Now as he makes his return to action on Friday, there’s a strategy in place to put the 24-year-old featherweight where he ultimately wants to be and that’s on top of the sport as one of the best fighters in the world.
The results are showing in his performances but more importantly Pico is really starting to believe in himself.
“Now I’m at the point where I have a lot of confidence in myself,” Pico said. “I really, truly believe I’m one of the best fighters in the world and I can truly say that. Before, it was a little bit weird for me to say that because I just didn’t know stuff about MMA. I was so green.
“Now I’ve been in the game for a few years now and I truly believe that we’re going to be one of the best fighters that ever walked this planet. I truly believe that. It may take some time but we’re going to get there, that’s for sure.”
Pico can’t guarantee that he’ll never lose again but he’s finally in a place where he just doesn’t see that as an option as long as he keeps following the formula put in place by his manager and his coaches.
Add to that, he’s already seen the highest of highs and the lowest of lows through only 10 fights in his career and when it comes to winning and losing, Pico definitely knows which one he prefers.

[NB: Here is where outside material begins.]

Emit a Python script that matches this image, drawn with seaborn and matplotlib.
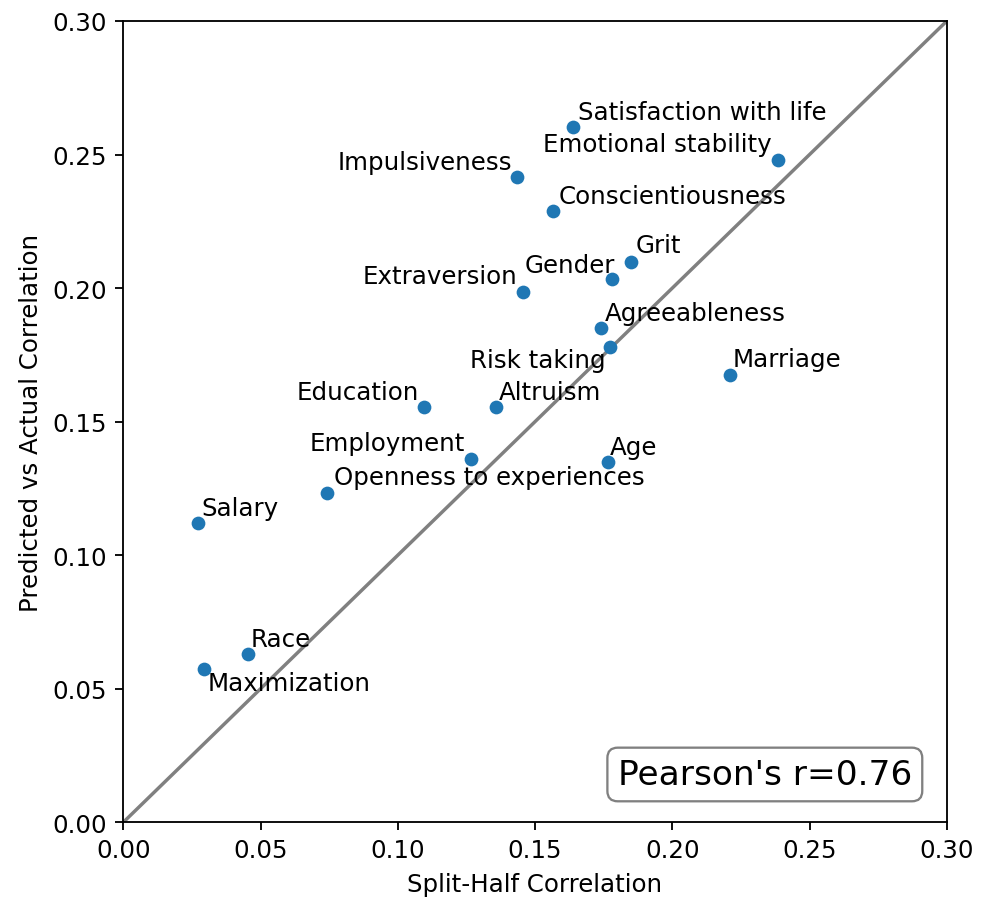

“I don’t take winning for granted. That’s for damn sure,” Pico said. “I know what it’s like to lose in this game and that’s why never hear me complain about going to practice or having to do this or having to do that. Because I know there’s a quote — you think training’s hard, try losing. That is so the truth. You think training’s hard, try losing.
“I know what that feeling’s like and I’m just going to say it blunt — it’s a f*cked up feeling.”